The last of these laws, from New York, was enacted in 1680. As of right now, another law concerning nonresidents or aliens does not appear on the Repository until 1899.

That law begins a flurry of regulations concerning aliens on the Repository, a flurry which suggests increasing regulation over time. The laws that immediately follow, such as those out of New Jersey in 1902, Pennsylvania in 1903, and Utah in 1905, required aliens and nonresidents to purchase a hunting license before hunting with a gun. A few years later, some states enacted laws that required aliens to obtain a general firearm license. Unlike the hunting licenses, which only seem to address using guns while hunting, these laws address the general carrying and possession of firearms.

Some of them, including one from Montana in 1913 (which notably had an exception for aliens who owned more than 160 acres of land) and one from Wyoming in 1915, required only the payment of money for a license. Others required aliens to take a step in addition to payment of a fee. There are currently two such fee-plus laws on the Repository, and they both concerned persons who were not United States citizens and who had not declared their intention to become one. The first one in the Repository is from Washington in 1911, and it required such persons to obtain a certificate from their consul stating that they are a “responsible person.” The second was enacted in 1917 in New Hampshire and it required such persons to state “the purposes for which the possession of the firearm or firearms is desired.”

Around the same time, states across the country enacted statutes banning possession of at least some guns by aliens. These are the first statutes in the Repository that unambiguously ban possession of firearms by aliens. Interestingly, there is one law that seemingly swept across the country over fourteen years—from 1909 to 1923—with very little variation. It read as follows:

[I]t shall be unlawful for any unnaturalized foreign born resident to hunt for or capture or kill, in this Commonwealth, any wild bird or animal, either game or otherwise, of any description excepting in defense of person or property; and to that end it shall be unlawful for any unnaturalized foreign born resident, within this Commonwealth, to either own or be possessed of a shotgun or rifle of any make.

According to the laws on the Repository, Pennsylvania was the first to enact this law in 1909. New Jersey, North Dakota, and New Mexico followed with vastly similar statutes within the span of twelve years. Colorado, Michigan, and Minnesota also enacted a modified version of the statute, with the key change that “unnaturalized foreign-born residents” were prohibited from possessing firearms of any kind, not just shotguns and rifles. New York also enacted a modified version in 1923 which prohibited possession of a rifle or shotgun by an alien without a “special license.”

At the tail end of that statute’s sweep across the country, at least based on the Repository, another statute swept through multiple states (North Dakota, California, Nevada and Oregon) within the following decade. That law prohibited the possession of weapons capable of being concealed (e.g., pistols and revolvers) by unnaturalized foreign-born persons.

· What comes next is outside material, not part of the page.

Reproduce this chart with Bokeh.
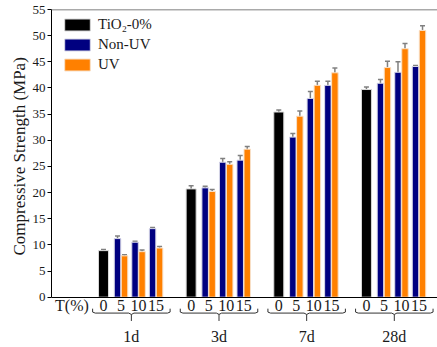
from bokeh.plotting import figure
from bokeh.models import (ColumnDataSource, FixedTicker, LinearAxis, Range1d, Span,
                          Whisker, TeeHead, Legend, LegendItem, Title)
from bokeh.embed import file_html
from bokeh.resources import INLINE

# ---------------- data ----------------
groups = ["1d", "3d", "7d", "28d"]
t_levels = ["0", "5", "10", "15"]
t_title = "T(%)"
series_names = ["TiO\u2082-0%", "Non-UV", "UV"]
y_label = "Compressive Strength (MPa)"

control = [8.9, 20.7, 35.4, 39.7]
control_err = [0.2, 0.6, 0.4, 0.5]

nonuv = [11.2, 10.5, 13.1, 20.9, 25.8, 26.2, 30.6, 38.0, 40.5, 40.9, 43.0, 44.1]
nonuv_err = [0.5, 0.2, 0.2, 0.3, 0.7, 0.9, 0.7, 1.3, 0.8, 0.7, 2.0, 0.2]

uv = [7.9, 8.7, 9.4, 20.2, 25.4, 28.3, 34.6, 40.5, 42.9, 43.9, 47.5, 51.0]
uv_err = [0.2, 0.3, 0.3, 0.4, 0.5, 0.5, 1.0, 0.8, 0.9, 1.2, 1.0, 0.9]

y_ticks = list(range(0, 56, 5))

# ---------------- layout helpers ----------------
STEP = 5          # slots per group (4 slots + gap)
OFF = 0.2         # pair offset
FONT = "Liberation Serif"
TXT = "#1a1a1a"

x_ctrl = [g * STEP for g in range(len(groups))]
x_pair = [g * STEP + k for g in range(len(groups)) for k in (1, 2, 3)]
x_non = [x - OFF for x in x_pair]
x_uv = [x + OFF for x in x_pair]

p = figure(width=437, height=347,
           x_range=Range1d(-2.966, 19.054), y_range=Range1d(-4.65, 55),
           output_backend="svg", toolbar_location=None,
           x_axis_type=None, y_axis_type=None,
           min_border_left=51, min_border_right=0, min_border_top=9,
           min_border_bottom=25)
p.grid.visible = False
p.outline_line_color = None
p.background_fill_color = "white"

src_c = ColumnDataSource(dict(x=x_ctrl, y=control,
                              lo=[v - e for v, e in zip(control, control_err)],
                              hi=[v + e for v, e in zip(control, control_err)]))
src_n = ColumnDataSource(dict(x=x_non, y=nonuv,
                              lo=[v - e for v, e in zip(nonuv, nonuv_err)],
                              hi=[v + e for v, e in zip(nonuv, nonuv_err)]))
src_u = ColumnDataSource(dict(x=x_uv, y=uv,
                              lo=[v - e for v, e in zip(uv, uv_err)],
                              hi=[v + e for v, e in zip(uv, uv_err)]))

r0 = p.vbar(x="x", top="y", bottom=0, width=0.57, source=src_c,
            fill_color="#000000", line_color="#d8d8d8", line_width=1)
r1 = p.vbar(x="x", top="y", bottom=0, width=0.37, source=src_n,
            fill_color="#000080", line_color="#d8d8e8", line_width=1)
r2 = p.vbar(x="x", top="y", bottom=0, width=0.37, source=src_u,
            fill_color="#ff8000", line_color="#f8e0c8", line_width=1)

for s in (src_c, src_n, src_u):
    w = Whisker(base="x", lower="lo", upper="hi", source=s,
                line_color="#808080", line_width=1.5,
                upper_head=TeeHead(size=5, line_color="#808080", line_width=1.5),
                lower_head=TeeHead(size=5, line_color="#808080", line_width=1.5))
    p.add_layout(w)

# top frame line
p.add_layout(Span(location=55, dimension="width", line_color="#555555", line_width=1.5))

# y axis
yax = LinearAxis(bounds=(0, 55), ticker=FixedTicker(ticks=y_ticks),
                 major_label_text_font=FONT, major_label_text_font_size="13px",
                 major_label_text_color=TXT, major_label_standoff=2,
                 major_tick_out=4, major_tick_in=0, minor_tick_out=0, minor_tick_in=0,
                 axis_line_color="black", major_tick_line_color="black")
p.add_layout(yax, "left")

# y axis title (positioned over the 0..55 span, like the reference)
ytitle = Title(text=y_label, align="left", offset=66, standoff=2,
               text_font=FONT, text_font_size="17px", text_font_style="normal",
               text_color=TXT)
p.add_layout(ytitle, "left")

# x axis with T(%) levels at y = 0
t_pos = -1.8
ticks = [t_pos]
overrides = {t_pos: t_title}
for g in range(len(groups)):
    for k, lab in enumerate(t_levels):
        ticks.append(g * STEP + k)
        overrides[g * STEP + k] = lab
xax = LinearAxis(fixed_location=0, ticker=FixedTicker(ticks=ticks),
                 major_label_overrides=overrides,
                 major_label_text_font=FONT, major_label_text_font_size="16px",
                 major_label_text_color=TXT, major_label_standoff=0,
                 major_tick_out=0, major_tick_in=0, minor_tick_out=0, minor_tick_in=0,
                 axis_line_color="black", axis_line_width=1.2)
p.add_layout(xax, "below")

# group axis
g_centres = [g * STEP + 1.59 for g in range(len(groups))]
gax = LinearAxis(ticker=FixedTicker(ticks=g_centres),
                 major_label_overrides={c: lab for c, lab in zip(g_centres, groups)},
                 major_label_text_font=FONT, major_label_text_font_size="16px",
                 major_label_text_color=TXT, major_label_standoff=0,
                 major_tick_line_color=None, minor_tick_line_color=None,
                 axis_line_color=None)
p.add_layout(gax, "below")

# braces under each group
bx, by = [], []
for g in range(len(groups)):
    L = g * STEP - 0.62
    R = g * STEP + 3.8
    C = g * STEP + 1.59
    bx.append([L, L, L + 0.15, C - 0.15, C, C + 0.15, R - 0.15, R, R])
    by.append([-2.2, -2.85, -3.04, -3.04, -3.3, -3.04, -3.04, -2.85, -2.2])
    bx.append([C, C])
    by.append([-3.3, -4.55])
p.multi_line(bx, by, line_color="#333333", line_width=1)

legend = Legend(items=[LegendItem(label=series_names[0], renderers=[r0]),
                       LegendItem(label=series_names[1], renderers=[r1]),
                       LegendItem(label=series_names[2], renderers=[r2])],
                location=(10, 248), margin=0, padding=0,
                border_line_color=None, background_fill_alpha=0,
                glyph_width=32, glyph_height=15, label_standoff=5, spacing=3,
                label_text_font=FONT, label_text_font_size="15px",
                label_text_color=TXT)
p.add_layout(legend)

open("out.html", "w").write(file_html(p, INLINE))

These observations raise a number of questions: Was there a gap in laws addressing aliens between the Revolutionary War and the late nineteenth century? If so, why, and why the sudden flurry of laws at the end of the nineteenth century and into the early twentieth century? Is it the result of the lead up to and the aftermath of World War I? The invention of new modes of transit?  Why the sweep in the enactment of nearly identical laws across the country? Where did they begin?